What needs improvement?
Honestly, I don’t have any real complaints. Snowplow has been great, especially the support they gave us during the initial implementation. They had a few "old school" approaches to data schemas early on, but they’ve already deprecated those and moved in the right direction. It feels like a truly state-of-the-art setup now. It’s actually pretty tough to come up with constructive feedback because I’ve been so happy with how everything works.
For how long have I used the solution?
I have been working as a web analyst for around nine years.
What do I think about the stability of the solution?
Snowplow is very stable.
How are customer service and support?
Lately, we have not needed that much customer support, but in the beginning of our implementation project, we had people from Snowplow working directly with us, and it was really helpful.
Which solution did I use previously and why did I switch?
We previously used several tools, and we switched because it got too expensive for us and also it was not as flexible as we wanted our data collection to be.

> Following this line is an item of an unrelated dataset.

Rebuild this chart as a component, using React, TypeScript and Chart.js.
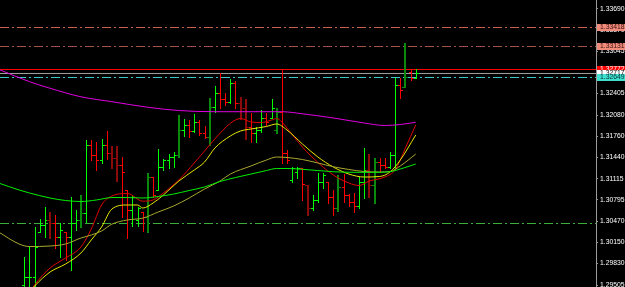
import React, { useEffect, useRef } from 'react';
import { Chart, registerables } from 'chart.js';
Chart.register(...registerables);

// ---------- DATA ----------
// OHLC bars, one per bar index 0..76
const OPEN = [
  1.29505, 1.29626, 1.29626, 1.30308, 1.30414, 1.30490, 1.30444, 1.30232, 1.30308, 1.30232,
  1.30444, 1.30490, 1.30596, 1.31626, 1.31474, 1.31398, 1.31626, 1.31505, 1.31429, 1.31323,
  1.30944, 1.30641, 1.30490, 1.30611, 1.30535, 1.31141, 1.30944, 1.31292, 1.31398, 1.31444,
  1.31474, 1.31853, 1.31929, 1.31838, 1.31974, 1.31807, 1.31747, 1.32199, 1.32413, 1.32322,
  1.32277, 1.32565, 1.32262, 1.32184, 1.31898, 1.31807, 1.31853, 1.32035, 1.32035, 1.31853,
  1.32124, 1.31505, 1.31096, 1.31217, 1.31277, 1.31020, 1.30671, 1.30793, 1.31065, 1.31065,
  1.30838, 1.30671, 1.30990, 1.30868, 1.30762, 1.30702, 1.31065, 1.31247, 1.31020, 1.31368,
  1.31323, 1.31292, 1.31474, 1.32535, 1.32504, 1.32731, 1.32641,
];
const HIGH = [
  1.29929, 1.30096, 1.30384, 1.30505, 1.30687, 1.30611, 1.30565, 1.30444, 1.30308, 1.30838,
  1.30641, 1.30868, 1.31701, 1.31701, 1.31671, 1.31717, 1.31838, 1.31611, 1.31611, 1.31444,
  1.30944, 1.30868, 1.30687, 1.30611, 1.31202, 1.31141, 1.31565, 1.31414, 1.31489, 1.31520,
  1.32078, 1.32020, 1.32004, 1.32093, 1.32004, 1.31913, 1.32338, 1.32519, 1.32716, 1.32413,
  1.32625, 1.32595, 1.32353, 1.32322, 1.32108, 1.31898, 1.32154, 1.32108, 1.32322, 1.32184,
  1.32777, 1.31550, 1.31292, 1.31292, 1.31277, 1.31020, 1.30868, 1.31202, 1.31202, 1.31065,
  1.30944, 1.31171, 1.31186, 1.30883, 1.30899, 1.31141, 1.31580, 1.31489, 1.31429, 1.31429,
  1.31429, 1.31520, 1.32641, 1.32641, 1.33171, 1.32762, 1.32777,
];
const LOW = [
  1.29354, 1.29399, 1.29429, 1.30308, 1.30232, 1.30217, 1.30066, 1.29929, 1.29884, 1.29732,
  1.30338, 1.30384, 1.30459, 1.31398, 1.31247, 1.31353, 1.31414, 1.31277, 1.31080, 1.30535,
  1.30217, 1.30399, 1.30399, 1.30323, 1.30308, 1.30838, 1.30944, 1.31247, 1.31277, 1.31292,
  1.31444, 1.31762, 1.31747, 1.31823, 1.31777, 1.31732, 1.31626, 1.32124, 1.32184, 1.32232,
  1.32262, 1.32184, 1.32020, 1.31717, 1.31671, 1.31671, 1.31823, 1.31929, 1.32035, 1.31807,
  1.31353, 1.31353, 1.31065, 1.31126, 1.30793, 1.30565, 1.30641, 1.30762, 1.30974, 1.30747,
  1.30565, 1.30626, 1.30762, 1.30702, 1.30611, 1.30671, 1.30823, 1.30838, 1.30747, 1.31217,
  1.31277, 1.31277, 1.31277, 1.32338, 1.32504, 1.32610, 1.32641,
];
const CLOSE = [
  1.29626, 1.29626, 1.30081, 1.30414, 1.30490, 1.30444, 1.30232, 1.30338, 1.30232, 1.30444,
  1.30490, 1.30596, 1.31626, 1.31474, 1.31398, 1.31626, 1.31505, 1.31429, 1.31323, 1.31217,
  1.30641, 1.30838, 1.30671, 1.30535, 1.31141, 1.30868, 1.31292, 1.31398, 1.31444, 1.31474,
  1.31853, 1.31929, 1.31838, 1.31974, 1.31807, 1.31747, 1.32199, 1.32413, 1.32322, 1.32277,
  1.32565, 1.32262, 1.32184, 1.31898, 1.31807, 1.31853, 1.32035, 1.31974, 1.32184, 1.32124,
  1.31505, 1.31398, 1.31277, 1.31277, 1.31035, 1.30671, 1.30793, 1.31065, 1.31171, 1.30838,
  1.30671, 1.30990, 1.30868, 1.30762, 1.30702, 1.31065, 1.31247, 1.31020, 1.31368, 1.31323,
  1.31292, 1.31474, 1.32535, 1.32459, 1.32656, 1.32641, 1.32716,
];
// bar kind: g = up, r = down, G = up (dark), R = down (dark)
const KIND = [
  'g','g','g','g','g','R','r','g','r','g',
  'g','G','g','r','r','g','r','R','R','r',
  'r','g','g','r','G','r','g','g','g','g',
  'G','g','r','g','r','r','G','g','r','r',
  'g','r','R','R','r','g','g','r','g','G',
  'r','r','g','g','r','R','g','g','g','r',
  'r','G','r','r','r','g','g','R','G','r',
  'r','g','g','r','G','r','g',
];

// Moving averages: bar index -> value
const MA_SLOW_X = [-5, 1, 5, 11, 17, 24, 30, 37, 44, 50, 54, 60, 66, 70, 73, 76];
const MA_SLOW_Y = [1.32772, 1.32585, 1.32485, 1.32356, 1.32282, 1.32197, 1.32148, 1.32130, 1.32130, 1.32130, 1.32098, 1.32035, 1.31959, 1.31921, 1.31936, 1.31970];

const MA_FAST_X = [1, 2, 5, 8, 11, 13, 15, 17, 20, 23, 25, 27, 30, 33, 35, 37, 40, 42, 44, 46, 48, 49, 50, 51, 54, 57, 60, 63, 65, 67, 70, 72, 73, 74, 76];
const MA_FAST_Y = [1.29384, 1.29505, 1.29763, 1.29914, 1.30081, 1.30353, 1.30717, 1.30853, 1.30891, 1.30775, 1.30793, 1.30899, 1.31096, 1.31353, 1.31535, 1.31717, 1.31954, 1.32027, 1.31974, 1.31966, 1.32004, 1.32027, 1.31974, 1.31883, 1.31595, 1.31361, 1.31171, 1.31050, 1.31012, 1.31080, 1.31141, 1.31247, 1.31398, 1.31580, 1.31929];

const MA_MID_X = [1, 2, 5, 8, 11, 13, 15, 17, 20, 22, 23, 25, 27, 30, 33, 35, 37, 40, 42, 44, 47, 49, 51, 54, 57, 60, 63, 66, 69, 71, 73, 76];
const MA_MID_Y = [1.29399, 1.29490, 1.29702, 1.29823, 1.29990, 1.30187, 1.30384, 1.30656, 1.30717, 1.30717, 1.30671, 1.30747, 1.30868, 1.31080, 1.31247, 1.31368, 1.31580, 1.31762, 1.31838, 1.31868, 1.31906, 1.31944, 1.31853, 1.31641, 1.31444, 1.31292, 1.31186, 1.31141, 1.31149, 1.31217, 1.31398, 1.31777];

const MA_OLIVE_X = [-5, -1, 1, 5, 8, 11, 13, 15, 17, 20, 23, 26, 29, 32, 35, 38, 40, 44, 47, 49, 51, 54, 57, 60, 63, 66, 69, 71, 73, 76];
const MA_OLIVE_Y = [1.30308, 1.30126, 1.30088, 1.30096, 1.30126, 1.30217, 1.30263, 1.30323, 1.30427, 1.30490, 1.30518, 1.30611, 1.30702, 1.30823, 1.30959, 1.31080, 1.31186, 1.31308, 1.31398, 1.31444, 1.31436, 1.31406, 1.31353, 1.31297, 1.31255, 1.31224, 1.31217, 1.31224, 1.31308, 1.31489];

const MA_GREEN_X = [-5, -1, 1, 5, 8, 11, 14, 17, 20, 23, 26, 29, 32, 35, 38, 41, 44, 47, 49, 51, 54, 57, 60, 64, 68, 71, 73, 76];
const MA_GREEN_Y = [1.31050, 1.30944, 1.30899, 1.30823, 1.30785, 1.30770, 1.30793, 1.30830, 1.30830, 1.30823, 1.30846, 1.30883, 1.30936, 1.30990, 1.31073, 1.31133, 1.31186, 1.31239, 1.31270, 1.31270, 1.31258, 1.31239, 1.31221, 1.31212, 1.31212, 1.31221, 1.31262, 1.31338];

// Horizontal price levels
const LEVEL_PRICES = [1.33418, 1.33131, 1.32772, 1.32717, 1.32649, 1.30444];
const LEVEL_STYLES = ['dashdot', 'dashdot', 'solid', 'solid', 'dashdot', 'dashdot'];
const LEVEL_COLORS = ['#c8604f', '#a5524a', '#ff0000', '#9c9c9c', '#3cc8c8', '#3cae3c'];

// Price tags on the axis
const TAG_PRICES = [1.33418, 1.33131, 1.32772, 1.32717, 1.32649];
const TAG_BG = ['#f08a7a', '#f08a7a', '#ff0000', '#ffffff', '#40e0d0'];
const TAG_FG = ['#3a1010', '#3a1010', '#ffffff', '#000000', '#003030'];

// Axis tick labels
const Y_TICKS = [1.33690, 1.33370, 1.33045, 1.32720, 1.32405, 1.32080, 1.31760, 1.31440, 1.31115, 1.30795, 1.30470, 1.30150, 1.29830, 1.29505];
const Y_MIN = 1.29475;
const Y_MAX = 1.33822;
const X_MIN = -4.72;
const X_MAX = 111.0;

const COLORS: Record<string, string> = { g: '#00ff00', r: '#ff0000', G: '#0a8a0a', R: '#8b0a0a' };
const FONT = "'Liberation Sans', Arial, sans-serif";
const FONT_SIZE = 6.8;

const ohlcPlugin = {
  id: 'ohlc',
  beforeDatasetsDraw(chart: any) {
    const { ctx, chartArea, scales } = chart;
    const x = scales.x, y = scales.y;
    ctx.save();
    ctx.beginPath();
    ctx.rect(chartArea.left, chartArea.top, chartArea.right - chartArea.left, chartArea.bottom - chartArea.top);
    ctx.clip();
    LEVEL_PRICES.forEach((p, i) => {
      const py = Math.round(y.getPixelForValue(p)) + 0.5;
      ctx.strokeStyle = LEVEL_COLORS[i];
      ctx.lineWidth = 1;
      ctx.setLineDash(LEVEL_STYLES[i] === 'dashdot' ? [9, 3, 2, 3] : []);
      ctx.beginPath();
      ctx.moveTo(chartArea.left, py);
      ctx.lineTo(chartArea.right, py);
      ctx.stroke();
    });
    ctx.setLineDash([]);
    for (let i = 0; i < HIGH.length; i++) {
      const px = Math.round(x.getPixelForValue(i));
      const yh = Math.round(y.getPixelForValue(HIGH[i]));
      const yl = Math.round(y.getPixelForValue(LOW[i]));
      const yo = Math.round(y.getPixelForValue(OPEN[i]));
      const yc = Math.round(y.getPixelForValue(CLOSE[i]));
      const k = KIND[i];
      const w = k === 'G' || k === 'R' ? 2 : 1;
      ctx.fillStyle = COLORS[k];
      ctx.fillRect(px - (w - 1), yh, w, Math.max(1, yl - yh + 1));
      ctx.fillRect(px - (w - 1) - 2, yo, 2, 1);
      ctx.fillRect(px + 1, yc, 2, 1);
    }
    ctx.restore();
  },
};

const tagPlugin = {
  id: 'tags',
  afterDraw(chart: any) {
    const { ctx, chartArea, scales } = chart;
    const y = scales.y;
    ctx.save();
    ctx.font = `${FONT_SIZE}px ${FONT}`;
    ctx.textBaseline = 'middle';
    ctx.textAlign = 'left';
    TAG_PRICES.forEach((p, i) => {
      const py = Math.round(y.getPixelForValue(p));
      ctx.fillStyle = TAG_BG[i];
      ctx.fillRect(chartArea.right + 1, py - 3, 28, 7);
      ctx.fillStyle = TAG_FG[i];
      ctx.fillText(p.toFixed(5), chartArea.right + 4, py + 0.5);
    });
    ctx.restore();
  },
};

export default function App() {
  const ref = useRef<HTMLCanvasElement>(null);
  useEffect(() => {
    document.body.style.margin = '0';
    document.body.style.background = '#000';
    const mk = (xs: number[], ys: number[]) => xs.map((v, i) => ({ x: v, y: ys[i] }));
    const line = (label: string, xs: number[], ys: number[], color: string) => ({
      type: 'line' as const,
      label,
      data: mk(xs, ys),
      borderColor: color,
      borderWidth: 1,
      pointRadius: 0,
      cubicInterpolationMode: 'monotone' as const,
      fill: false,
    });
    const chart = new Chart(ref.current!, {
      type: 'line',
      data: {
        datasets: [
          line('MA green', MA_GREEN_X, MA_GREEN_Y, '#00f000'),
          line('MA olive', MA_OLIVE_X, MA_OLIVE_Y, '#a8a830'),
          line('MA yellow', MA_MID_X, MA_MID_Y, '#e8e800'),
          line('MA red', MA_FAST_X, MA_FAST_Y, '#e00000'),
          line('MA magenta', MA_SLOW_X, MA_SLOW_Y, '#e000e0'),
        ],
      },
      options: {
        animation: false,
        responsive: false,
        devicePixelRatio: 1,
        layout: { padding: 0 },
        plugins: { legend: { display: false }, tooltip: { enabled: false } },
        scales: {
          x: { type: 'linear', min: X_MIN, max: X_MAX, display: false },
          y: {
            type: 'linear',
            position: 'right',
            min: Y_MIN,
            max: Y_MAX,
            afterBuildTicks: (s: any) => {
              s.ticks = Y_TICKS.map((v) => ({ value: v }));
            },
            afterFit: (s: any) => {
              s.width = 29;
              s.paddingTop = 0;
              s.paddingBottom = 0;
            },
            ticks: {
              color: '#ffffff',
              font: { family: FONT, size: FONT_SIZE },
              padding: 2,
              autoSkip: false,
              callback: (v: any) => Number(v).toFixed(5),
            },
            grid: { drawOnChartArea: false, drawTicks: true, tickLength: 2, color: '#9a9a9a' },
            border: { display: true, color: '#9a9a9a' },
          },
        },
      },
      plugins: [ohlcPlugin, tagPlugin],
    });
    return () => chart.destroy();
  }, []);
  return (
    <div style={{ width: 625, height: 287, background: '#000' }}>
      <canvas ref={ref} width={625} height={287} style={{ display: 'block' }} />
    </div>
  );
}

Which other solutions did I evaluate?
We looked at standard analytics suites and CDPs, but they were too rigid. Standard tools forced us into "one-size-fits-all" models that required constant cleaning, while CDPs acted as expensive middlemen with limited customization. We ultimately chose this approach because total data ownership and the ability to model our specific business logic were more important than out-of-the-box reports.
What other advice do I have?
Snowplow actually does exactly what it promises. We’ve piloted several other tools in the past, but this was the only one that fit our use case perfectly. It’s ideal if you have complex data needs and want total control over your structures, especially when it comes to enriching data with CRM or operational sources.
I wasn’t involved in the procurement side, so I’m not sure about the specific licensing, but I know we chose it because it was the most cost-effective option for handling billions of events. It’s a 10/10 for us.